[START PROVIDED DATA]

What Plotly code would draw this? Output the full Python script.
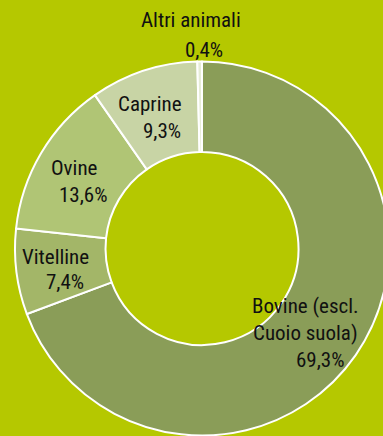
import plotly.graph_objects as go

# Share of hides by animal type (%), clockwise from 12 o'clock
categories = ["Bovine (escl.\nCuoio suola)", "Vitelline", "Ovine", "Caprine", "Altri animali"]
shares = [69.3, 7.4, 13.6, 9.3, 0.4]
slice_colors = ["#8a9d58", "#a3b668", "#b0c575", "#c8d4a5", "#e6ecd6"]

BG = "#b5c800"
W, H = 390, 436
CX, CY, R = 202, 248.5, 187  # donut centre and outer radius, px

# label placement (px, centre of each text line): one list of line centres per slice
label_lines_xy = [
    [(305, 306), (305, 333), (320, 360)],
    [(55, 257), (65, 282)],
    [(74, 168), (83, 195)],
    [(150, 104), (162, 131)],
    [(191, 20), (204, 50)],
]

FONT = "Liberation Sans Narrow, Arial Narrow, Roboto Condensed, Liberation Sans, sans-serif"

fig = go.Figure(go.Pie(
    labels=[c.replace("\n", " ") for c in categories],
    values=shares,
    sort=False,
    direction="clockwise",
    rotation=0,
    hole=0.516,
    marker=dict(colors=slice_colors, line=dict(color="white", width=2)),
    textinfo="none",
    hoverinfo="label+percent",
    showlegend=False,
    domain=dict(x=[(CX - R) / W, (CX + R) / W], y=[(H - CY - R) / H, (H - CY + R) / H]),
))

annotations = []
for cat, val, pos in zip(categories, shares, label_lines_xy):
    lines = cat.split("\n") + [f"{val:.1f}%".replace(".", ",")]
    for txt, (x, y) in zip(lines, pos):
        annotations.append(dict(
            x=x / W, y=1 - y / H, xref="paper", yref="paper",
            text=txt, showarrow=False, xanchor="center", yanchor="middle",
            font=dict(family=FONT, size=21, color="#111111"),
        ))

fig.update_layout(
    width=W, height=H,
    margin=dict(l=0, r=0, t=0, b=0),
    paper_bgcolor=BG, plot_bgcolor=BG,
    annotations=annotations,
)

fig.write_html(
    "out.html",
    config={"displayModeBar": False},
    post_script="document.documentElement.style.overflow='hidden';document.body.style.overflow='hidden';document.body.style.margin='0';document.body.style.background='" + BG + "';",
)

[END PROVIDED DATA]

Skip every picture and transcribe the data above exactly.

■ **SOLUTION TO THE EXERCISE**:
What Plotly code would draw this? Output the full Python script.
import plotly.graph_objects as go

# Share of hides by animal type (%), clockwise from 12 o'clock
categories = ["Bovine (escl.\nCuoio suola)", "Vitelline", "Ovine", "Caprine", "Altri animali"]
shares = [69.3, 7.4, 13.6, 9.3, 0.4]
slice_colors = ["#8a9d58", "#a3b668", "#b0c575", "#c8d4a5", "#e6ecd6"]

BG = "#b5c800"
W, H = 390, 436
CX, CY, R = 202, 248.5, 187  # donut centre and outer radius, px

# label placement (px, centre of each text line): one list of line centres per slice
label_lines_xy = [
    [(305, 306), (305, 333), (320, 360)],
    [(55, 257), (65, 282)],
    [(74, 168), (83, 195)],
    [(150, 104), (162, 131)],
    [(191, 20), (204, 50)],
]

FONT = "Liberation Sans Narrow, Arial Narrow, Roboto Condensed, Liberation Sans, sans-serif"

fig = go.Figure(go.Pie(
    labels=[c.replace("\n", " ") for c in categories],
    values=shares,
    sort=False,
    direction="clockwise",
    rotation=0,
    hole=0.516,
    marker=dict(colors=slice_colors, line=dict(color="white", width=2)),
    textinfo="none",
    hoverinfo="label+percent",
    showlegend=False,
    domain=dict(x=[(CX - R) / W, (CX + R) / W], y=[(H - CY - R) / H, (H - CY + R) / H]),
))

annotations = []
for cat, val, pos in zip(categories, shares, label_lines_xy):
    lines = cat.split("\n") + [f"{val:.1f}%".replace(".", ",")]
    for txt, (x, y) in zip(lines, pos):
        annotations.append(dict(
            x=x / W, y=1 - y / H, xref="paper", yref="paper",
            text=txt, showarrow=False, xanchor="center", yanchor="middle",
            font=dict(family=FONT, size=21, color="#111111"),
        ))

fig.update_layout(
    width=W, height=H,
    margin=dict(l=0, r=0, t=0, b=0),
    paper_bgcolor=BG, plot_bgcolor=BG,
    annotations=annotations,
)

fig.write_html(
    "out.html",
    config={"displayModeBar": False},
    post_script="document.documentElement.style.overflow='hidden';document.body.style.overflow='hidden';document.body.style.margin='0';document.body.style.background='" + BG + "';",
)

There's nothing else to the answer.